Ok, that makes sense. I just bought a 1997 car and had it rebuilt, about 30% of the price of a new one and none of the crap, roughly just as safe as the current ones and much less likely to be stolen. Not the most economical decision because of course it is still a 1997 car but it will hold its value well enough that I'm not worried about it and I'm not really planning on selling it anyway. But if I ever do crash it then I'll probably lose a bunch of money because the present day value is less than what I put into it. Otoh just the write-off on a new one would have been roughly the total invested.

It's very frustrating how tech can be mis-applied. But I also see the regulators point of applied statistics and that even if these systems cause the occasional crash they prevent a much larger number from ever happening.

Anecdotal, but I was riding with my friend on the highway (~70 mph) with absolutely nobody in front of us, and the automatic braking kicked in out of nowhere. Thankfully the one other person on the road that was a bit behind us swerved and avoided rear ending us.

After that experience, I don't want a vehicle with that functionality in it, and don't want other cars on the road having it. It's half-baked at best.

It had happened enough times to him, and he complained to the dealership enough, that they bought the vehicle back from him. Who knows if these incidents were ever reported to the NHTSA since no physical collisions with other cars occurred.

Make and model?
I know what it was, but I won’t participate in naming and shaming.

The dealership tried to fix it several times, and I don’t know if this is a systemic problem, or a single vehicle issue.

Either way, I don’t trust the tech. It can be developed and tested against plenty of different scenarios, but we live in a very uncontrolled and fluctuating environment.

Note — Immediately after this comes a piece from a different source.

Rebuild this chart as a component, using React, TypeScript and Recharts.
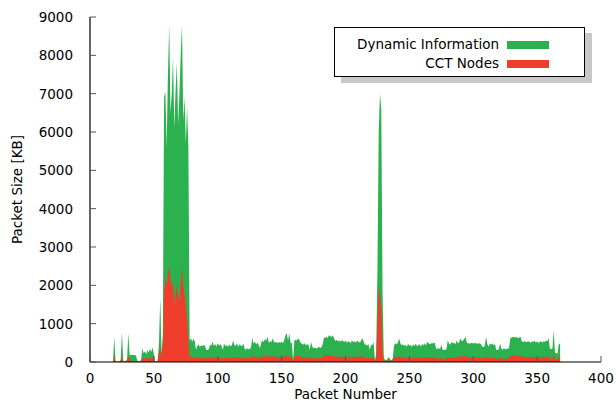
import { ComposedChart, Area, XAxis, YAxis } from 'recharts';

// packet sizes in KB, one value per packet starting at FIRST_PACKET
const FIRST_PACKET = 18;

const xTicks = [0, 50, 100, 150, 200, 250, 300, 350, 400];
const yTicks = [0, 1000, 2000, 3000, 4000, 5000, 6000, 7000, 8000, 9000];

// total size per packet (green, "Dynamic Information")
const totalSize = [
  0, 660, 20, 10, 10, 20, 60, 780, 40, 20,
  30, 60, 750, 180, 180, 180, 180, 180, 170, 30,
  20, 10, 60, 360, 230, 280, 200, 310, 240, 350,
  260, 380, 200, 20, 10, 30, 500, 1670, 230, 700,
  6900, 7050, 5600, 7500, 8800, 6500, 7000, 7950, 6100, 7100,
  7800, 6200, 7000, 8000, 8800, 6300, 6900, 5700, 6650, 5600,
  560, 620, 530, 600, 540, 320, 420, 450, 400, 440,
  410, 450, 420, 320, 310, 330, 450, 430, 530, 420,
  470, 400, 490, 430, 460, 420, 320, 490, 410, 440,
  400, 450, 420, 430, 560, 450, 420, 490, 400, 460,
  430, 410, 490, 350, 320, 360, 330, 340, 380, 620,
  480, 530, 460, 500, 450, 360, 500, 560, 520, 600,
  560, 660, 500, 540, 520, 620, 530, 500, 530, 490,
  520, 500, 530, 490, 560, 700, 750, 560, 750, 500,
  490, 50, 560, 580, 560, 620, 570, 490, 480, 450,
  490, 440, 460, 450, 320, 530, 400, 360, 370, 350,
  360, 400, 370, 380, 450, 620, 640, 660, 620, 700,
  680, 650, 700, 620, 550, 580, 540, 560, 530, 570,
  550, 520, 560, 500, 540, 530, 490, 560, 520, 540,
  500, 560, 530, 510, 540, 620, 560, 460, 450, 430,
  460, 320, 450, 440, 530, 40, 200, 2400, 6000, 7000,
  6600, 1800, 100, 60, 50, 80, 140, 60, 50, 90,
  440, 490, 460, 500, 620, 480, 440, 460, 420, 450,
  400, 470, 430, 440, 400, 460, 420, 480, 410, 440,
  460, 400, 470, 440, 480, 430, 530, 490, 460, 490,
  480, 500, 490, 330, 350, 360, 340, 450, 320, 310,
  320, 330, 560, 480, 450, 530, 490, 500, 460, 560,
  480, 520, 620, 540, 560, 600, 660, 500, 490, 480,
  490, 500, 480, 490, 500, 470, 490, 480, 470, 400,
  390, 410, 660, 470, 400, 480, 450, 490, 430, 470,
  320, 310, 330, 490, 350, 320, 360, 330, 340, 350,
  360, 620, 640, 650, 660, 640, 650, 620, 640, 660,
  540, 520, 540, 530, 520, 540, 530, 500, 540, 520,
  560, 500, 540, 490, 520, 550, 500, 540, 520, 560,
  540, 620, 350, 330, 360, 830, 240, 230, 220, 490,
  450,
];

// CCT node part per packet (red)
const cctSize = [
  0, 170, 10, 5, 5, 10, 20, 140, 20, 10,
  10, 30, 140, 100, 40, 20, 20, 20, 20, 10,
  10, 5, 20, 100, 90, 100, 80, 120, 90, 110,
  90, 120, 80, 10, 5, 20, 250, 400, 150, 500,
  1900, 2150, 2000, 2300, 2500, 2200, 1950, 2100, 1500, 1800,
  2000, 1700, 1600, 2100, 2450, 2000, 1800, 1500, 1100, 570,
  150, 140, 120, 130, 110, 100, 120, 110, 130, 100,
  120, 110, 130, 100, 90, 110, 120, 100, 130, 110,
  120, 100, 130, 110, 120, 100, 90, 130, 110, 120,
  100, 120, 110, 100, 140, 110, 120, 130, 100, 120,
  110, 100, 130, 90, 100, 110, 100, 110, 120, 160,
  130, 150, 120, 140, 130, 100, 140, 150, 130, 160,
  140, 170, 130, 150, 140, 160, 130, 120, 140, 130,
  140, 130, 150, 130, 140, 160, 170, 140, 160, 130,
  120, 20, 150, 180, 170, 160, 150, 130, 120, 110,
  130, 110, 120, 110, 90, 130, 100, 90, 100, 90,
  100, 110, 100, 110, 120, 170, 180, 170, 180, 170,
  180, 160, 170, 150, 140, 150, 130, 140, 130, 150,
  140, 130, 150, 120, 140, 130, 120, 150, 130, 140,
  120, 150, 130, 120, 140, 160, 150, 120, 110, 100,
  120, 90, 110, 120, 140, 20, 100, 1000, 2050, 1700,
  1400, 300, 40, 30, 20, 40, 60, 30, 20, 40,
  120, 130, 120, 140, 160, 130, 120, 130, 110, 120,
  100, 130, 110, 120, 100, 130, 110, 130, 100, 120,
  130, 100, 120, 110, 130, 110, 140, 130, 120, 130,
  120, 130, 120, 90, 100, 100, 90, 110, 80, 80,
  90, 90, 140, 120, 110, 130, 120, 130, 120, 150,
  130, 140, 160, 140, 150, 160, 170, 130, 120, 130,
  120, 130, 120, 130, 120, 110, 130, 120, 110, 100,
  100, 110, 160, 120, 100, 120, 110, 130, 100, 120,
  80, 80, 90, 120, 90, 80, 90, 80, 90, 90,
  100, 160, 170, 170, 180, 170, 160, 150, 160, 170,
  140, 130, 140, 130, 120, 140, 130, 120, 140, 130,
  140, 120, 130, 110, 120, 140, 120, 130, 120, 140,
  130, 150, 90, 80, 90, 230, 70, 60, 60, 120,
  110,
];

const GREEN = '#2bb24e';
const RED = '#ef3f2c';
const FONT = 'DejaVu Sans';
const TICK_COLOR = '#555';

const chartData = totalSize.map((total, i) => ({
  packet: FIRST_PACKET + i,
  total,
  cct: cctSize[i],
}));

const BottomTick = (props: any) => {
  const { x, y, payload } = props;
  return (
    <g>
      <line x1={x} y1={y} x2={x} y2={y - 6} stroke={TICK_COLOR} />
      <text x={x} y={y + 21} textAnchor="middle" fontSize={13.5} fontFamily={FONT} fill="#000">
        {payload.value}
      </text>
    </g>
  );
};

const TopTick = (props: any) => {
  const { x, y } = props;
  return <line x1={x} y1={y} x2={x} y2={y + 6} stroke={TICK_COLOR} />;
};

const LeftTick = (props: any) => {
  const { x, y, payload } = props;
  return (
    <g>
      <line x1={x} y1={y} x2={x + 6} y2={y} stroke={TICK_COLOR} />
      <text x={x - 17} y={y + 5} textAnchor="end" fontSize={13.5} fontFamily={FONT} fill="#000">
        {payload.value}
      </text>
    </g>
  );
};

const RightTick = (props: any) => {
  const { x, y } = props;
  return <line x1={x} y1={y} x2={x - 6} y2={y} stroke={TICK_COLOR} />;
};

function ChartLegend() {
  const rows = [
    { label: 'Dynamic Information', color: GREEN, top: 13 },
    { label: 'CCT Nodes', color: RED, top: 32 },
  ];
  return (
    <div
      style={{
        position: 'absolute',
        left: 334,
        top: 27,
        width: 249,
        height: 48,
        border: '1.5px solid #000',
        background: '#fff',
        boxShadow: '7px 6px 0 #c8c8c8',
        fontFamily: FONT,
        fontSize: 13.5,
      }}
    >
      {rows.map((r) => (
        <div key={r.label}>
          <div
            style={{
              position: 'absolute',
              right: 250 - 165,
              top: r.top - 6,
              lineHeight: '18px',
              whiteSpace: 'nowrap',
              color: '#000',
            }}
          >
            {r.label}
          </div>
          <div
            style={{
              position: 'absolute',
              left: 172,
              top: r.top,
              width: 42,
              height: 8,
              background: r.color,
            }}
          />
        </div>
      ))}
    </div>
  );
}

export default function App() {
  return (
    <div style={{ position: 'absolute', left: 0, top: 0, width: 616, height: 403, background: '#fff', overflow: 'hidden' }}>
      <ComposedChart width={616} height={403} data={chartData} margin={{ top: 17, right: 15, bottom: 0, left: 0 }}>
        <XAxis
          xAxisId="bottom"
          dataKey="packet"
          type="number"
          domain={[0, 400]}
          ticks={xTicks}
          height={41}
          tickSize={0}
          tickMargin={0}
          tick={<BottomTick />}
          axisLine={{ stroke: '#000', strokeWidth: 1.2 }}
          label={(p: any) => {
            const vb = p.viewBox;
            return (
              <text x={vb.x + vb.width / 2} y={399} textAnchor="middle" fontSize={13.5} fontFamily={FONT} fill="#000">
                Packet Number
              </text>
            );
          }}
        />
        <XAxis
          xAxisId="top"
          orientation="top"
          dataKey="packet"
          type="number"
          domain={[0, 400]}
          ticks={xTicks}
          height={0}
          tickSize={0}
          tickMargin={0}
          tick={<TopTick />}
          axisLine={{ stroke: '#000', strokeWidth: 1.2 }}
        />
        <YAxis
          yAxisId="left"
          type="number"
          domain={[0, 9000]}
          ticks={yTicks}
          width={90}
          tickSize={0}
          tickMargin={0}
          tick={<LeftTick />}
          axisLine={{ stroke: '#000', strokeWidth: 1.2 }}
          label={(p: any) => {
            const vb = p.viewBox;
            const cx = 17;
            const cy = vb.y + vb.height / 2;
            return (
              <text
                x={cx}
                y={cy}
                transform={`rotate(-90 ${cx} ${cy})`}
                textAnchor="middle"
                dominantBaseline="central"
                fontSize={13.5}
                fontFamily={FONT}
                fill="#000"
              >
                Packet Size [KB]
              </text>
            );
          }}
        />
        <YAxis
          yAxisId="right"
          orientation="right"
          type="number"
          domain={[0, 9000]}
          ticks={yTicks}
          width={0}
          tickSize={0}
          tickMargin={0}
          tick={<RightTick />}
          axisLine={{ stroke: '#000', strokeWidth: 1.2 }}
        />
        <Area
          xAxisId="bottom"
          yAxisId="left"
          type="linear"
          dataKey="total"
          name="Dynamic Information"
          stroke="none"
          fill={GREEN}
          fillOpacity={1}
          baseValue={0}
          dot={false}
          activeDot={false}
          isAnimationActive={false}
        />
        <Area
          xAxisId="bottom"
          yAxisId="left"
          type="linear"
          dataKey="cct"
          name="CCT Nodes"
          stroke="none"
          fill={RED}
          fillOpacity={1}
          baseValue={0}
          dot={false}
          activeDot={false}
          isAnimationActive={false}
        />
      </ComposedChart>
      <ChartLegend />
    </div>
  );
}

I’ve had the automatic breaking in my Jeep take effect needlessly, which can be quite jarring
My Kia has AEB, Lane Keeping, and Adaptive Cruise Control. They have false positive type events from time to time, but generally you just know when it's going to happen. The first couple of times it was a shock, but I've never had it trigger in such a way that I felt like it would cause an accident. That being said, you can't just leave it un attended. You're still the PiC of the vehicle.
What it keeps doing to my wife is stopping the car (Audi) in oncoming traffic when she is making a left turn from a median across a road that is two lanes in each direction. She is basically jamming the accelerator to go, and so it applies the brakes for a very hard stop, which once resulted in the car behind her not being able to stop.